Data Centric AI — What’s it all about

Since a year or so, Data Centric AI has been a great topic for discussion among the internet minds. All Data Science Enthusiasts know clearly that AI is all about data, but why Data Centric AI? Does it sound ambiguous?. In this article, i will be talking about Data Centric AI, a campaign launched by popular Professor Andrew Ng, which i think is a must-know for all Data Science enthusiasts and practitioners.

Clearing the ambiguity

Data Centric AI is a movement launched by Professor Andrew Ng to refocus the attention of AI/ML practitioners from model/algorithm to quality of data. Ng says that “Data is food for AI”. The movement is focused on generation of quality data rather than optimizing the model for a given data — Just thinking in reverse direction. Thus, he focuses on shifting the attention of people from modelling for a given data to obtaining quality and consistent data and then moving onto modelling.

What could change

Traditionally, models are optimized to get the best performance out of a given data, provided the data is kept constant. Which means that for a given data, the model has to be optimized to adjust to the data and the noise in the data until maximum performance is achieved- This is known as Model Centric AI.

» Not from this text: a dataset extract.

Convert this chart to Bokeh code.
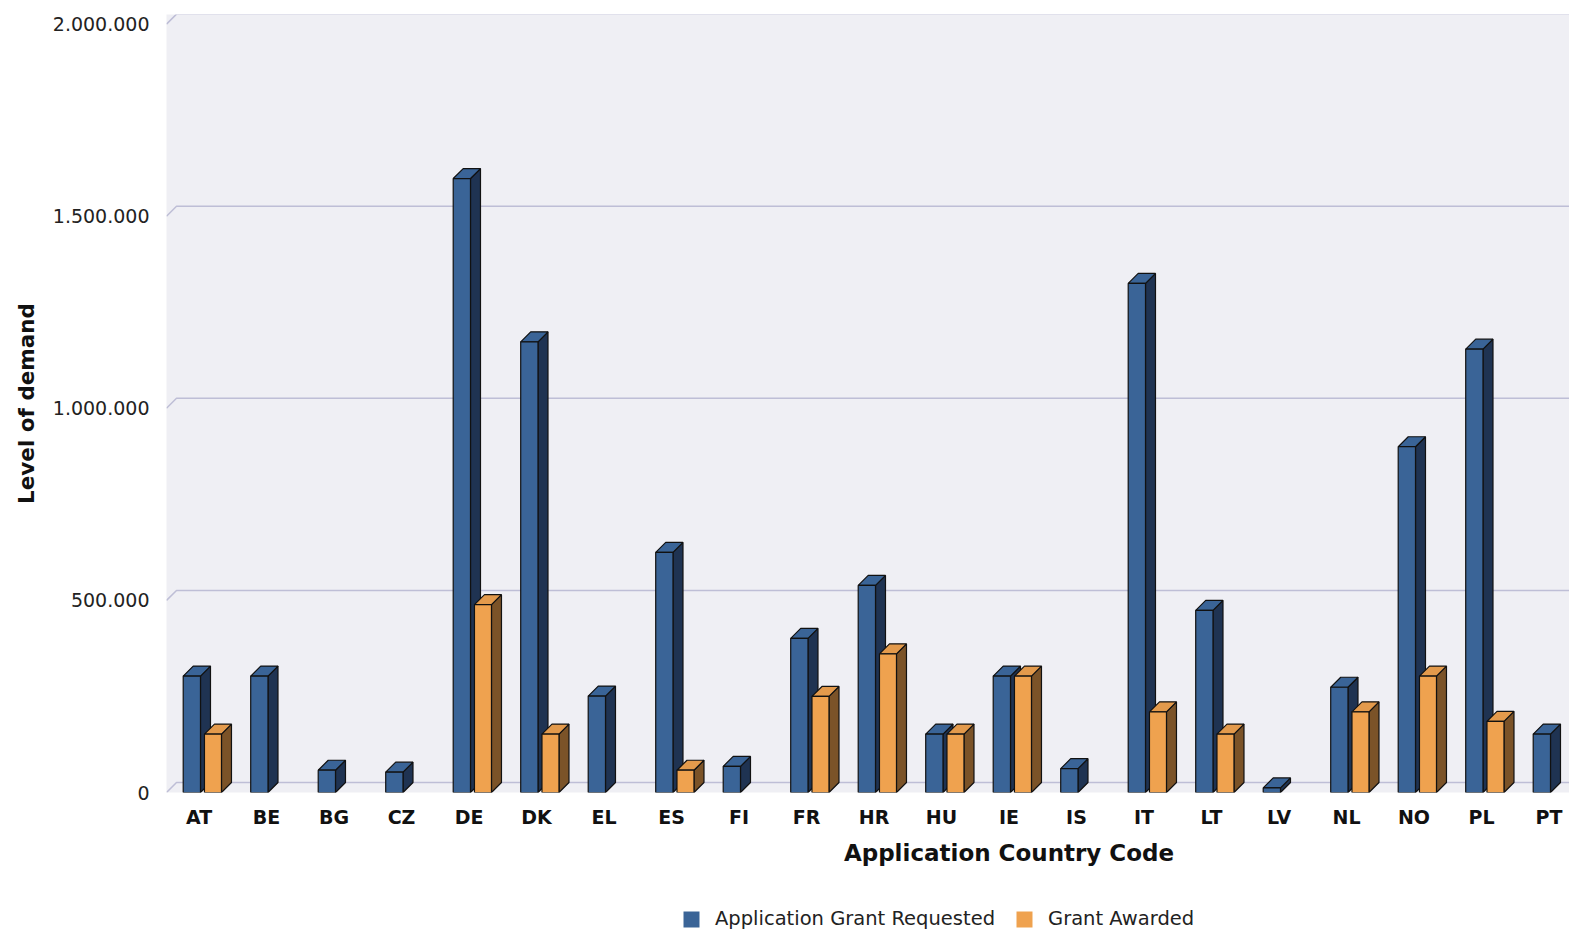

With Data Centric approach, the model is kept fixed, and the quality of data is improved. Even adding more data might not be the right solution at times if they quality of the obtained data is poor.

What i think

Just like others, i too personally think that this movement will bring about a major change in how the field of AI is perceived. Even now, it is a common sight to see people ignoring data quality and consistency for modelling it. Technically, it may or may not give good results depending on the data given, but the quality and performance of the model depends on the data you give. Remember, AI is no magic, it is just plain mathematical algorithms written using code — you give good data, it will give good results even in real world scenarios. What you give is what the model will learn, it’s that simple.